(Code that draws figures)
/---
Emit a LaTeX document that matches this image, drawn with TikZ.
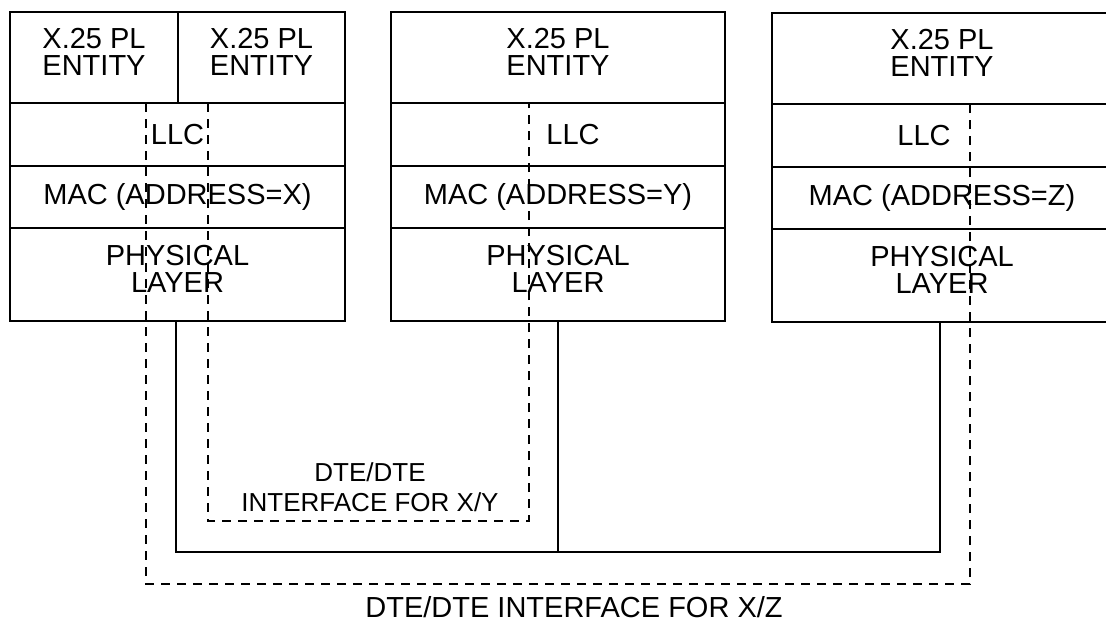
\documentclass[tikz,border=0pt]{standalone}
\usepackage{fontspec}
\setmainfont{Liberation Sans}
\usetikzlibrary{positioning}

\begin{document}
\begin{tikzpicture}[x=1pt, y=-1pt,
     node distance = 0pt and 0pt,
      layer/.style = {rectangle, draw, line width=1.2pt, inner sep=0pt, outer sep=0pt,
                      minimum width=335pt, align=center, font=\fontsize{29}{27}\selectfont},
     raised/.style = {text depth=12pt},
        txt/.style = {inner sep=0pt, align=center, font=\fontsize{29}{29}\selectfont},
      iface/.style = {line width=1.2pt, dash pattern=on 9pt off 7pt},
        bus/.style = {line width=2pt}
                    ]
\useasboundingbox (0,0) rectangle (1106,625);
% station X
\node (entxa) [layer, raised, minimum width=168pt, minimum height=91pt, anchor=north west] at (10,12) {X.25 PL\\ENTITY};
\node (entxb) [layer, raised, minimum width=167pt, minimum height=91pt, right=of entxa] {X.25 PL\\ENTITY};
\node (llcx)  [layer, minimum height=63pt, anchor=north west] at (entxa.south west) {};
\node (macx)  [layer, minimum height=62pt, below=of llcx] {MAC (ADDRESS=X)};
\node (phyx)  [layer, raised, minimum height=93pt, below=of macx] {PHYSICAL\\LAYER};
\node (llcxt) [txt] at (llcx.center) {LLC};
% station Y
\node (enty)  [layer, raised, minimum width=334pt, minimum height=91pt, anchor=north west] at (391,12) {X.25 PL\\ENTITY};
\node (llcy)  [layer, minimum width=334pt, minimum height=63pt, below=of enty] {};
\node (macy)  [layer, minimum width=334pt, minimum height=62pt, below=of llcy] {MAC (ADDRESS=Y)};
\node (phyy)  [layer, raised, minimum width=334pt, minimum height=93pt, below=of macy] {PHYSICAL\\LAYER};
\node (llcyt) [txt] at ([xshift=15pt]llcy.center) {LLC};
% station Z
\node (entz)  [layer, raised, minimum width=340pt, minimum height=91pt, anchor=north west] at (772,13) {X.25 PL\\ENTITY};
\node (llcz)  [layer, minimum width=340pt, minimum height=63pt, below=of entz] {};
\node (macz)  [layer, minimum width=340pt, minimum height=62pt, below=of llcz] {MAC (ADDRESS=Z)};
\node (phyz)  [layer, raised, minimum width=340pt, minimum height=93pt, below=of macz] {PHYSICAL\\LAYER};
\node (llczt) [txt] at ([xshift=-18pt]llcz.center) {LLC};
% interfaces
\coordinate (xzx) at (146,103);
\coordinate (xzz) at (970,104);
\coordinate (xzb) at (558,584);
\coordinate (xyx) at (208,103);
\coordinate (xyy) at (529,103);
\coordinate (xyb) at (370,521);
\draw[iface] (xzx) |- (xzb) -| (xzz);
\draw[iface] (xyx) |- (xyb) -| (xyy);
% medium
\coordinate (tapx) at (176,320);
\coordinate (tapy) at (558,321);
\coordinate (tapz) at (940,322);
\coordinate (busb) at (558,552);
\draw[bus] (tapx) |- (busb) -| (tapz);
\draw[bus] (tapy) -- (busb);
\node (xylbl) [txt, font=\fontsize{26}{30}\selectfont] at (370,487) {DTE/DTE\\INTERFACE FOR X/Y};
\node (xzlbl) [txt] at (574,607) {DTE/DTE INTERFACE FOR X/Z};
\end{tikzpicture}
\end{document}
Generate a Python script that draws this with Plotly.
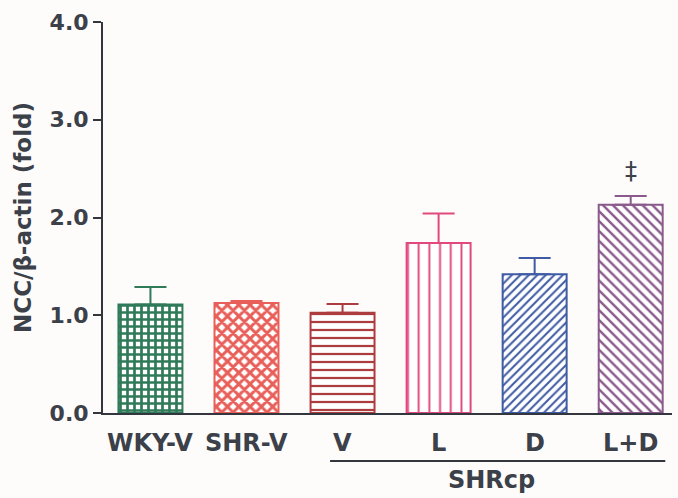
\---
Quote each record exactly as it stands, minus the pictures.

*Solution to the problem:*
Emit a LaTeX document that matches this image, drawn with TikZ.
\documentclass[tikz,border=0pt]{standalone}
\usepackage{fontspec}
\setmainfont{Liberation Sans}
\usetikzlibrary{positioning}

\begin{document}
\begin{tikzpicture}[x=1pt, y=-1pt,
     node distance = 0pt and 0pt,
      layer/.style = {rectangle, draw, line width=1.2pt, inner sep=0pt, outer sep=0pt,
                      minimum width=335pt, align=center, font=\fontsize{29}{27}\selectfont},
     raised/.style = {text depth=12pt},
        txt/.style = {inner sep=0pt, align=center, font=\fontsize{29}{29}\selectfont},
      iface/.style = {line width=1.2pt, dash pattern=on 9pt off 7pt},
        bus/.style = {line width=2pt}
                    ]
\useasboundingbox (0,0) rectangle (1106,625);
% station X
\node (entxa) [layer, raised, minimum width=168pt, minimum height=91pt, anchor=north west] at (10,12) {X.25 PL\\ENTITY};
\node (entxb) [layer, raised, minimum width=167pt, minimum height=91pt, right=of entxa] {X.25 PL\\ENTITY};
\node (llcx)  [layer, minimum height=63pt, anchor=north west] at (entxa.south west) {};
\node (macx)  [layer, minimum height=62pt, below=of llcx] {MAC (ADDRESS=X)};
\node (phyx)  [layer, raised, minimum height=93pt, below=of macx] {PHYSICAL\\LAYER};
\node (llcxt) [txt] at (llcx.center) {LLC};
% station Y
\node (enty)  [layer, raised, minimum width=334pt, minimum height=91pt, anchor=north west] at (391,12) {X.25 PL\\ENTITY};
\node (llcy)  [layer, minimum width=334pt, minimum height=63pt, below=of enty] {};
\node (macy)  [layer, minimum width=334pt, minimum height=62pt, below=of llcy] {MAC (ADDRESS=Y)};
\node (phyy)  [layer, raised, minimum width=334pt, minimum height=93pt, below=of macy] {PHYSICAL\\LAYER};
\node (llcyt) [txt] at ([xshift=15pt]llcy.center) {LLC};
% station Z
\node (entz)  [layer, raised, minimum width=340pt, minimum height=91pt, anchor=north west] at (772,13) {X.25 PL\\ENTITY};
\node (llcz)  [layer, minimum width=340pt, minimum height=63pt, below=of entz] {};
\node (macz)  [layer, minimum width=340pt, minimum height=62pt, below=of llcz] {MAC (ADDRESS=Z)};
\node (phyz)  [layer, raised, minimum width=340pt, minimum height=93pt, below=of macz] {PHYSICAL\\LAYER};
\node (llczt) [txt] at ([xshift=-18pt]llcz.center) {LLC};
% interfaces
\coordinate (xzx) at (146,103);
\coordinate (xzz) at (970,104);
\coordinate (xzb) at (558,584);
\coordinate (xyx) at (208,103);
\coordinate (xyy) at (529,103);
\coordinate (xyb) at (370,521);
\draw[iface] (xzx) |- (xzb) -| (xzz);
\draw[iface] (xyx) |- (xyb) -| (xyy);
% medium
\coordinate (tapx) at (176,320);
\coordinate (tapy) at (558,321);
\coordinate (tapz) at (940,322);
\coordinate (busb) at (558,552);
\draw[bus] (tapx) |- (busb) -| (tapz);
\draw[bus] (tapy) -- (busb);
\node (xylbl) [txt, font=\fontsize{26}{30}\selectfont] at (370,487) {DTE/DTE\\INTERFACE FOR X/Y};
\node (xzlbl) [txt] at (574,607) {DTE/DTE INTERFACE FOR X/Z};
\end{tikzpicture}
\end{document}
Generate a Python script that draws this with Plotly.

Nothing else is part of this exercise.